A seasoned college professor, whom I'll call Mr. Al, was venting about visiting students from traditional countries.
Al knows that gender separation is important in some cultures; especially for single men and women. He also uses interactive learning techniques; and this includes small working groups.
A savvy instructor who 'values diversity', at the start of the semester he'd asked the class if anyone objected to working on mixed gender teams. No one raised a hand. With goals of getting students to mingle, and foreign students to practice their English, Al assigned a young husband and wife from Saudi Arabia to different groups for a project.
However, over the next few months and despite obvious intelligence, they both floundered on assignments that involved working directly with men and women team members.
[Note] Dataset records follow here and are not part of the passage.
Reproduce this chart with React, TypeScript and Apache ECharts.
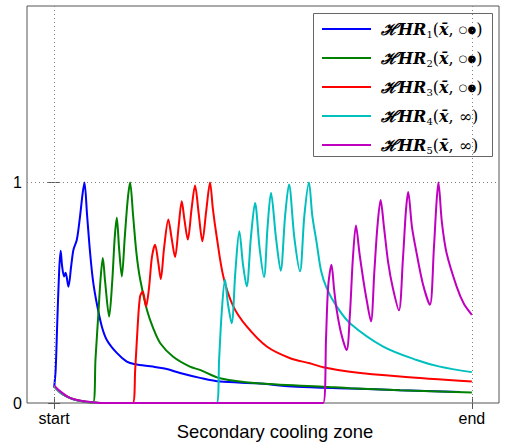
import React, { useEffect, useRef } from 'react';
import * as echarts from 'echarts';

// x: position along the secondary cooling zone (0 = start, 100 = end); y: normalised HHR value
const hhr1: [number, number][] = [
  [0, 0.07], [0.36, 0.15], [0.72, 0.35], [1.2, 0.6], [1.56, 0.69], [1.91, 0.62], [2.39, 0.574], [2.75, 0.59],
  [3.42, 0.527], [4.07, 0.62], [4.62, 0.695], [5.43, 0.74], [6.22, 0.85], [6.82, 0.95], [7.25, 1.0], [7.89, 0.85],
  [8.61, 0.68], [9.33, 0.55], [10.22, 0.45], [11.41, 0.347], [12.61, 0.286], [15.0, 0.227], [17.39, 0.188],
  [19.38, 0.176], [23.68, 0.165], [26.96, 0.154], [30.14, 0.136], [34.93, 0.114], [39.71, 0.097], [48.49, 0.089],
  [58.06, 0.074], [70.81, 0.066], [82.78, 0.058], [97.13, 0.05],
];
const hhr2: [number, number][] = [
  [0, 0.075], [1, 0.055], [2, 0.04], [3.3, 0.027], [5, 0.015], [7.5, 0.006], [9.3, 0.002],
  [9.9, 0.2], [10.6, 0.41], [11.1, 0.56], [11.65, 0.657], [12.2, 0.55], [13.16, 0.392], [13.9, 0.55], [14.5, 0.75],
  [15.0, 0.84], [15.55, 0.7], [16.2, 0.574], [16.9, 0.75], [17.6, 0.92], [18.18, 1.0], [18.9, 0.85], [19.7, 0.68],
  [20.6, 0.56], [22.2, 0.423], [23.7, 0.34], [25.4, 0.271], [28.5, 0.21], [32.5, 0.165], [34.9, 0.15], [39.7, 0.112],
  [48.5, 0.089], [64.4, 0.074], [70.8, 0.067], [82.8, 0.058], [100, 0.048],
];
const hhr3: [number, number][] = [
  [0, 0.075], [1, 0.055], [2, 0.04], [3.3, 0.027], [5, 0.015], [7.5, 0.006], [10, 0.002], [12, 0], [18.8, 0],
  [19.4, 0.15], [20.0, 0.35], [20.57, 0.483], [21.22, 0.506], [22.0, 0.438], [22.7, 0.52], [23.4, 0.66], [24.16, 0.718],
  [24.9, 0.64], [25.53, 0.562], [26.3, 0.7], [27.34, 0.832], [28.1, 0.75], [28.95, 0.662], [29.8, 0.8], [30.55, 0.915],
  [31.2, 0.83], [32.0, 0.741], [32.9, 0.88], [33.73, 0.986], [34.6, 0.86], [35.48, 0.733], [36.4, 0.87], [37.32, 1.0],
  [38.0, 0.88], [38.9, 0.756], [40.5, 0.574], [42.9, 0.438], [46.1, 0.347], [50.9, 0.256], [56.5, 0.203], [61.2, 0.18],
  [64.4, 0.162], [70.8, 0.142], [82.8, 0.12], [100, 0.097],
];
const hhr4: [number, number][] = [
  [0, 0.075], [1, 0.055], [2, 0.04], [3.3, 0.027], [5, 0.015], [7.5, 0.006], [10, 0.002], [12, 0], [38.9, 0],
  [39.5, 0.2], [40.1, 0.407], [40.9, 0.559], [41.6, 0.45], [42.5, 0.362], [43.4, 0.6], [44.33, 0.779], [45.2, 0.63],
  [46.1, 0.529], [47.1, 0.75], [48.09, 0.907], [49.2, 0.7], [50.24, 0.571], [51.1, 0.8], [51.91, 0.953], [53.1, 0.75],
  [54.23, 0.6], [55.3, 0.85], [56.22, 0.991], [57.5, 0.75], [58.85, 0.597], [59.9, 0.85], [61.0, 1.0], [61.8, 0.85],
  [62.85, 0.726], [63.9, 0.6], [65.24, 0.521], [67.63, 0.438], [70.81, 0.362], [78.78, 0.256], [86.77, 0.195],
  [92.34, 0.165], [100, 0.14],
];
const hhr5: [number, number][] = [
  [0, 0.08], [1, 0.06], [2, 0.045], [3.3, 0.028], [5, 0.016], [7.5, 0.007], [10, 0.002], [11, 0], [64.4, 0],
  [65.1, 0.3], [65.6, 0.529], [66.4, 0.627], [67.0, 0.52], [67.63, 0.423], [68.66, 0.32], [70.02, 0.24], [70.8, 0.4],
  [71.5, 0.65], [72.25, 0.805], [73.09, 0.68], [74.0, 0.56], [74.88, 0.46], [75.84, 0.37], [76.67, 0.6], [77.39, 0.8],
  [78.16, 0.92], [78.95, 0.8], [79.98, 0.635], [81.1, 0.52], [82.54, 0.42], [83.49, 0.65], [84.21, 0.87], [84.76, 0.957],
  [85.65, 0.8], [86.77, 0.68], [88.28, 0.54], [89.95, 0.445], [90.91, 0.7], [91.51, 0.9], [91.99, 1.0], [92.82, 0.82],
  [93.95, 0.68], [96.34, 0.529], [98.09, 0.45], [100, 0.4],
];

const seriesNames = ['HHR1', 'HHR2', 'HHR3', 'HHR4', 'HHR5'];
const seriesSubs = ['1', '2', '3', '4', '5'];
const seriesFilled = [true, true, true, false, false];
const seriesColors = ['#0000ff', '#008000', '#ff0000', '#00bfbf', '#bf00bf'];
const seriesData = [hhr1, hhr2, hhr3, hhr4, hhr5];

const xTickValues = [0, 100];
const xTickLabels = ['start', 'end'];
const yTickValues = [0, 1];
const xLabel = 'Secondary cooling zone';

export default function App() {
  const ref = useRef<HTMLDivElement>(null);
  useEffect(() => {
    if (!ref.current) return;
    const chart = echarts.init(ref.current, undefined, { renderer: 'svg' });
    const serif = 'DejaVu Serif';
    const sans = 'Liberation Sans';
    const frame = '#555555';
    const axisCommonX = {
      type: 'value' as const,
      min: -6.5,
      max: 106.5,
      splitLine: { show: false },
      axisLine: { show: false },
    };
    const axisCommonY = {
      type: 'value' as const,
      min: 0,
      max: 1.8,
      splitLine: { show: false },
      axisLine: { show: false },
    };
    const option: any = {
      animation: false,
      backgroundColor: '#ffffff',
      grid: { left: 27, top: 6, right: 6, bottom: 40, show: true, borderColor: frame, borderWidth: 1, backgroundColor: 'transparent' },
      xAxis: [
        {
          ...axisCommonX,
          position: 'bottom',
          axisTick: { show: true, inside: true, length: 6, customValues: xTickValues, lineStyle: { color: frame } },
          axisLabel: {
            customValues: xTickValues,
            formatter: (v: number) => xTickLabels[xTickValues.indexOf(v)] ?? '',
            fontFamily: sans, fontSize: 16, color: '#000', margin: 7,
          },
        },
        {
          ...axisCommonX,
          position: 'top',
          axisTick: { show: true, inside: true, length: 6, customValues: xTickValues, lineStyle: { color: frame } },
          axisLabel: { show: false },
        },
      ],
      yAxis: [
        {
          ...axisCommonY,
          position: 'left',
          axisTick: { show: true, inside: true, length: 6, customValues: yTickValues, lineStyle: { color: frame } },
          axisLabel: { customValues: yTickValues, fontFamily: sans, fontSize: 16, color: '#000', margin: 5 },
        },
        {
          ...axisCommonY,
          position: 'right',
          axisTick: { show: true, inside: true, length: 6, customValues: yTickValues, lineStyle: { color: frame } },
          axisLabel: { show: false },
        },
      ],
      legend: {
        data: seriesNames.map((n) => ({ name: n, icon: 'rect' })),
        orient: 'vertical',
        left: 322,
        top: 21,
        padding: 0,
        itemWidth: 49,
        itemHeight: 2,
        itemGap: 11,
        backgroundColor: 'transparent',
        borderWidth: 0,
        z: 5,
        formatter: (name: string) => {
          const i = seriesNames.indexOf(name);
          const inf = seriesFilled[i] ? '{o|○●}' : '{i|∞}';
          return `{h|ℋ}{b|HR}{s|${seriesSubs[i]}}{p|(}{x|x̄}{p|, }${inf}{p|)}`;
        },
        textStyle: {
          rich: {
            h: { fontFamily: serif, fontSize: 16, fontWeight: 'bold', fontStyle: 'italic', color: '#000', lineHeight: 20, padding: [0, 0, 0, 5] },
            b: { fontFamily: serif, fontSize: 16, fontWeight: 'bold', fontStyle: 'italic', color: '#000', lineHeight: 20 },
            s: { fontFamily: serif, fontSize: 10, color: '#000', lineHeight: 20, verticalAlign: 'bottom' },
            p: { fontFamily: serif, fontSize: 16, color: '#000', lineHeight: 20 },
            x: { fontFamily: serif, fontSize: 16, fontWeight: 'bold', fontStyle: 'italic', color: '#000', lineHeight: 20 },
            o: { fontFamily: 'DejaVu Sans', fontSize: 10, color: '#000', lineHeight: 20 },
            i: { fontFamily: serif, fontSize: 16, color: '#000', lineHeight: 20 },
          },
        },
      },
      graphic: {
        elements: [
          {
            type: 'rect',
            z: 3,
            shape: { x: 313.5, y: 13.5, width: 179, height: 143 },
            style: { fill: '#ffffff', stroke: '#666666', lineWidth: 1 },
          },
          {
            type: 'text',
            x: 275,
            y: 431,
            style: { text: xLabel, fontFamily: sans, fontSize: 18.4, fill: '#000', textAlign: 'center', textVerticalAlign: 'middle' },
          },
        ],
      },
      series: [
        {
          type: 'line',
          name: 'grid',
          data: [],
          z: 1,
          silent: true,
          markLine: {
            silent: true,
            symbol: 'none',
            label: { show: false },
            lineStyle: { type: [1, 3], color: '#808080', width: 1 },
            data: [{ xAxis: xTickValues[0] }, { xAxis: xTickValues[1] }, { yAxis: yTickValues[1] }],
          },
        },
        ...seriesData.map((d, i) => ({
          type: 'line',
          name: seriesNames[i],
          data: d,
          symbol: 'none',
          smooth: 0.3,
          z: 2 + i * 0.01,
          lineStyle: { color: seriesColors[i], width: 2 },
          itemStyle: { color: seriesColors[i] },
        })),
      ],
    };
    chart.setOption(option);
    return () => chart.dispose();
  }, []);
  return <div ref={ref} style={{ position: 'fixed', left: 0, top: 0, width: 505, height: 443 }} />;
}
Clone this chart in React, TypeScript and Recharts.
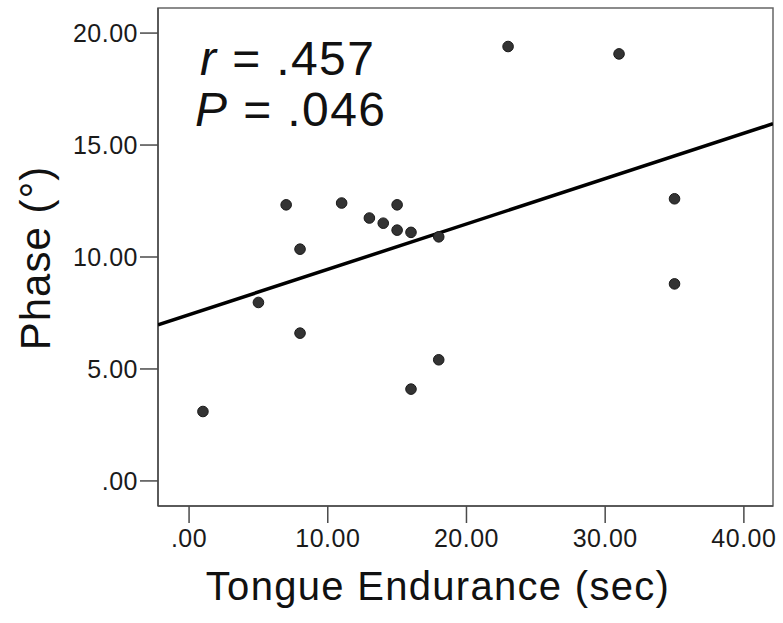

Mr. Al first pulled each of them aside to talk privately in his office. Next, he convened a meeting between the three of them to troubleshoot the problem. At all three meetings, the students were polite, thanked and assured him that everything was fine- and continued to perform poorly on group projects.
By the time I was consulted, Mr. Al was frustrated and angry. He felt tricked, now assumed the Saudi woman was oppressed by her "controlling" husband, and saw a need to "liberate" her. He also confided some ugly, completely unfounded assumptions about the husband's potential for domestic violence and the wife's subservience.
I struggled to conceal my alarm over the fact that he works with the general public. Yet, I also saw a 'teachable moment'. First, I gently expressed my concern about his racist attitude. He was surprised, but didn't get defensive.
This Blog only attempts to address the more straight forward Communications Style aspect of the problem. What went wrong? Who was at fault? Whats the solution?
As a Communications Strategist, I challenged Al's assumptions and offered these three tips:
1. Know your dominant communication style and recognize that it's not the only one
Al favors a typical U.S. American, direct approach. He knew from experience this might be a sensitive issue. Yet, when the situation clearly went sideways, Al didn't try a different or more nuanced strategy. He became more direct; possibly adding insult to embarrassment.
2. Accept the fact that values drive people's priorities
Egalitarianism (real or ideal), is a cherished American goal. Respect for authority and elders, (especially in an educational setting), maintaining propriety (between genders), and 'saving face' may have mattered more to these students than high marks. One might argue the couple went to great lengths to show respect towards Mr. Al.
3. Be patient, curious and assume positive intentions
Al's response was the simplistic rant: "But they're in our country, they should act like us!" Students are clients. Part of his job is to understand them better. Compromises and solutions tend to arise when people feel heard and respected.